Identity Management: Just Use Keycloak™

Many projects start off with a basic requirement of having email + password based authenticated users, sign-in and sign-up flows, registration, forgot password, etc. Soon, you need to support browser as well as mobile app flows (using OAuth2). As the product matures, you realize you need Access Management – the ability to restrict access to certain areas of your app based on roles. Later, you need to deal with changing user roles or role permissions, issuing temporary user bans, user deletions, etc. After tasting success, you decide to rollout a bunch of related products and now you wish you had Single Sign-On (SSO).

From an infrastructure perspective, the user identity endpoints are a bit of a hotspot. Login, Forgot Password, Registration, are all public endpoints that are hugely interesting to people to trying to abuse or break into your system. Do you really want these to share resources with the rest of your app? (Sure, Cloudflare and similar solutions can mitigate that risk)

It's tempting to think your product doesn't require a fancypants Identity and Access Management solution; that you can roll your own backend that supports all your needs.

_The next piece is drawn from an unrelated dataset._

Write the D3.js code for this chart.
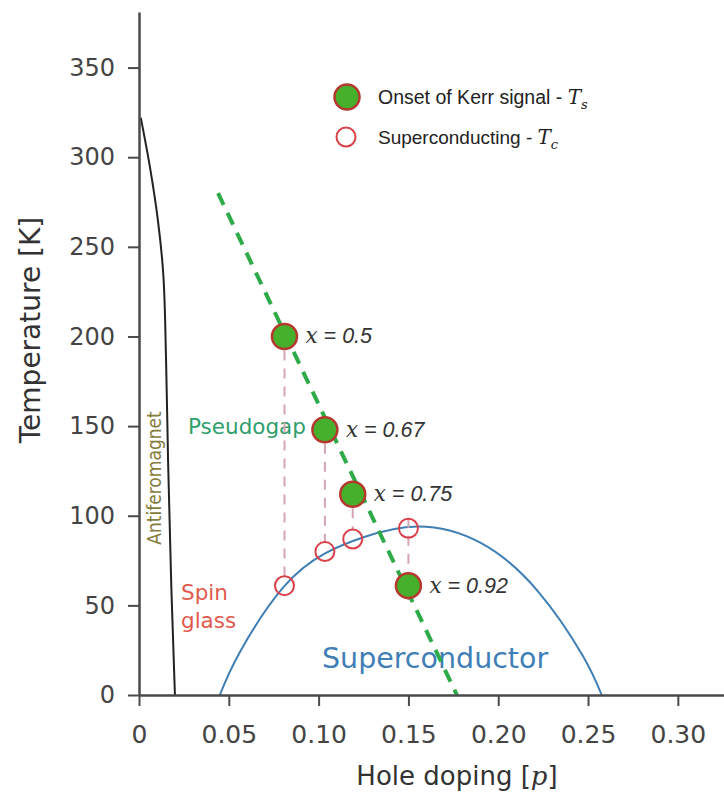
<!DOCTYPE html>
<html lang="en">
<head>
<meta charset="UTF-8">
<title>Phase diagram - Kerr onset</title>
<style>
  html, body { margin: 0; padding: 0; background: #fff; }
  svg { display: block; }
  .tick text { font-family: "DejaVu Sans", sans-serif; fill: #444; }
</style>
</head>
<body>
<svg id="chart" width="724" height="792"></svg>
<script src="https://d3js.org/d3.v7.min.js"></script>
<script>
// --- data ---
const dopingP   = [0.081, 0.1035, 0.119, 0.150];
const kerrT     = [200, 148, 112, 61];
const tcT       = [61, 80, 87, 93];
const xLabels   = ["0.5", "0.67", "0.75", "0.92"];

// superconducting dome (p, T)
const domeP = [0.045, 0.0562, 0.0803, 0.1036, 0.125, 0.155, 0.190, 0.222, 0.247, 0.2576];
const domeT = [0, 24, 60, 79, 88, 94, 85, 58, 22, 0];

// antiferromagnet boundary (p, T), top to bottom
const afmP = [0.001, 0.006, 0.0105, 0.0135, 0.0150, 0.0162, 0.0180, 0.020];
const afmT = [322, 295, 265, 235, 190, 130, 60, 0];

// pseudogap guide line (p, T)
const pgP = [0.044, 0.177];
const pgT = [280, 0];

const xTicks = [0, 0.05, 0.10, 0.15, 0.20, 0.25, 0.30];
const yTicks = [0, 50, 100, 150, 200, 250, 300, 350];

// --- layout ---
const svg = d3.select("#chart");
const x = d3.scaleLinear().domain([0, 0.3257]).range([139, 724]);
const y = d3.scaleLinear().domain([0, 381]).range([695, 12]);
const axisColor = "#4a4a4a";

const pts = (ps, ts) => ps.map((p, i) => [p, ts[i]]);

// dome
svg.append("path")
    .attr("d", d3.line().x(d => x(d[0])).y(d => y(d[1])).curve(d3.curveNatural)(pts(domeP, domeT)))
    .attr("fill", "none").attr("stroke", "#3f7fb6").attr("stroke-width", 2);

// antiferromagnet
svg.append("path")
    .attr("d", d3.line().x(d => x(d[0])).y(d => y(d[1])).curve(d3.curveMonotoneY)(pts(afmP, afmT)))
    .attr("fill", "none").attr("stroke", "#222").attr("stroke-width", 2);

// region labels
svg.append("text").attr("x", 322).attr("y", 668)
    .attr("font-family", "DejaVu Sans, sans-serif").attr("font-size", 28.5)
    .attr("fill", "#3f7fb6").text("Superconductor");

svg.append("text").attr("x", 188).attr("y", 434)
    .attr("font-family", "DejaVu Sans, sans-serif").attr("font-size", 21.5)
    .attr("fill", "#2f9e6c").text("Pseudogap");

const spin = svg.append("text").attr("font-family", "DejaVu Sans, sans-serif")
    .attr("font-size", 21.5).attr("fill", "#df5a4c");
spin.append("tspan").attr("x", 181).attr("y", 600).text("Spin");
spin.append("tspan").attr("x", 181).attr("y", 628).text("glass");

svg.append("text")
    .attr("transform", "translate(161,478) rotate(-90)")
    .attr("text-anchor", "middle")
    .attr("font-family", "DejaVu Sans Condensed, sans-serif").attr("font-size", 19)
    .attr("fill", "#857d3e").text("Antiferomagnet");

// pink dashed connectors between Ts and Tc
svg.selectAll(".conn")
    .data(dopingP)
    .join("line")
    .attr("class", "conn")
    .attr("x1", d => x(d)).attr("x2", d => x(d))
    .attr("y1", (d, i) => y(kerrT[i]) + 14)
    .attr("y2", (d, i) => y(tcT[i]) - 10)
    .attr("stroke", "#d6a5b3").attr("stroke-width", 2)
    .attr("stroke-dasharray", "10,8");

// pseudogap dashed line
svg.append("path")
    .attr("d", d3.line().x(d => x(d[0])).y(d => y(d[1]))(pts(pgP, pgT)))
    .attr("stroke", "#2eaa48").attr("stroke-width", 4)
    .attr("stroke-dasharray", "13,9").attr("fill", "none");

// Tc open circles
svg.selectAll(".tc")
    .data(dopingP)
    .join("circle")
    .attr("class", "tc")
    .attr("cx", d => x(d)).attr("cy", (d, i) => y(tcT[i]))
    .attr("r", 9.5)
    .attr("fill", "none").attr("stroke", "#d9414a").attr("stroke-width", 2);

// Ts filled circles
svg.selectAll(".ts")
    .data(dopingP)
    .join("circle")
    .attr("class", "ts")
    .attr("cx", d => x(d)).attr("cy", (d, i) => y(kerrT[i]))
    .attr("r", 12.5)
    .attr("fill", "#46b02c").attr("stroke", "#b5382e").attr("stroke-width", 2.5);

// point labels
const pl = svg.selectAll(".plab")
    .data(dopingP)
    .join("text")
    .attr("class", "plab")
    .attr("x", d => x(d) + 21)
    .attr("y", (d, i) => y(kerrT[i]) + 7)
    .attr("font-size", 21.5).attr("fill", "#333");
pl.append("tspan").attr("font-family", "DejaVu Serif, serif").attr("font-style", "italic").text("x");
pl.append("tspan").attr("font-family", "Liberation Sans, Arial, sans-serif").attr("font-style", "italic")
    .text((d, i) => " = " + xLabels[i]);

// legend
svg.append("circle").attr("cx", 347).attr("cy", 97).attr("r", 12.5)
    .attr("fill", "#46b02c").attr("stroke", "#b5382e").attr("stroke-width", 2.5);
svg.append("circle").attr("cx", 346).attr("cy", 137).attr("r", 9.5)
    .attr("fill", "none").attr("stroke", "#d9414a").attr("stroke-width", 2);

const l1 = svg.append("text").attr("x", 378).attr("y", 104)
    .attr("font-family", "Liberation Sans, Arial, sans-serif").attr("font-size", 19.5).attr("fill", "#222");
l1.append("tspan").text("Onset of Kerr signal - ");
l1.append("tspan").attr("font-family", "DejaVu Serif, serif").attr("font-style", "italic").attr("font-size", 20).text("T");
l1.append("tspan").attr("font-family", "DejaVu Serif, serif").attr("font-style", "italic").attr("font-size", 13).attr("dy", 5).text("s");

const l2 = svg.append("text").attr("x", 378).attr("y", 144)
    .attr("font-family", "Liberation Sans, Arial, sans-serif").attr("font-size", 19).attr("fill", "#222");
l2.append("tspan").text("Superconducting - ");
l2.append("tspan").attr("font-family", "DejaVu Serif, serif").attr("font-style", "italic").attr("font-size", 20).text("T");
l2.append("tspan").attr("font-family", "DejaVu Serif, serif").attr("font-style", "italic").attr("font-size", 13).attr("dy", 5).text("c");

// --- axes ---
const gx = svg.append("g")
    .attr("transform", `translate(0,${y(0)})`)
    .call(d3.axisBottom(x).tickValues(xTicks).tickSize(11).tickSizeOuter(0).tickPadding(19)
        .tickFormat(d => d === 0 ? "0" : d3.format(".2f")(d)));
gx.selectAll("text").attr("font-size", 25);

const gy = svg.append("g")
    .attr("transform", `translate(${x(0)},0)`)
    .call(d3.axisLeft(y).tickValues(yTicks).tickSize(11).tickSizeOuter(0).tickPadding(13));
gy.selectAll("text").attr("font-size", 24);

[gx, gy].forEach(g => {
    g.select(".domain").attr("stroke", axisColor).attr("stroke-width", 2.5);
    g.selectAll(".tick line").attr("stroke", axisColor).attr("stroke-width", 2);
});

// axis titles
const xt = svg.append("text").attr("x", 457).attr("y", 785).attr("text-anchor", "middle")
    .attr("font-family", "DejaVu Sans, sans-serif").attr("font-size", 26).attr("fill", "#333");
xt.append("tspan").text("Hole doping [");
xt.append("tspan").attr("font-family", "DejaVu Serif, serif").attr("font-style", "italic").text("p");
xt.append("tspan").text("]");

svg.append("text")
    .attr("transform", "translate(40,330) rotate(-90)")
    .attr("text-anchor", "middle")
    .attr("font-family", "DejaVu Sans, sans-serif").attr("font-size", 28).attr("fill", "#333")
    .text("Temperature [K]");
</script>
</body>
</html>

We built one too, and it barely took a week – using oauthlib, Flask-Admin, Flask-Marshmallow, and a bunch of other sugary sweets – complete with cascading permissions and supporting complex overrides, with client and server-side permission checks. That was before we found Keycloak.

Hosted solutions like AWS Cognito exist, but are a bit too complex to manage especially if you are looking for a multi-cloud portable solution. That's just my personal opinion though.

Keycloak is the most comprehensive solution I've seen in the open-source world so far. If you're using Auth0 and looking for something open-source or self-hosted, this could fit your requirements. Keycloak is also docker and k8s friendly, so setting up a cluster with horizontal scaling can be easy. It's not exactly lightweight, scaling horizontally is the way to go.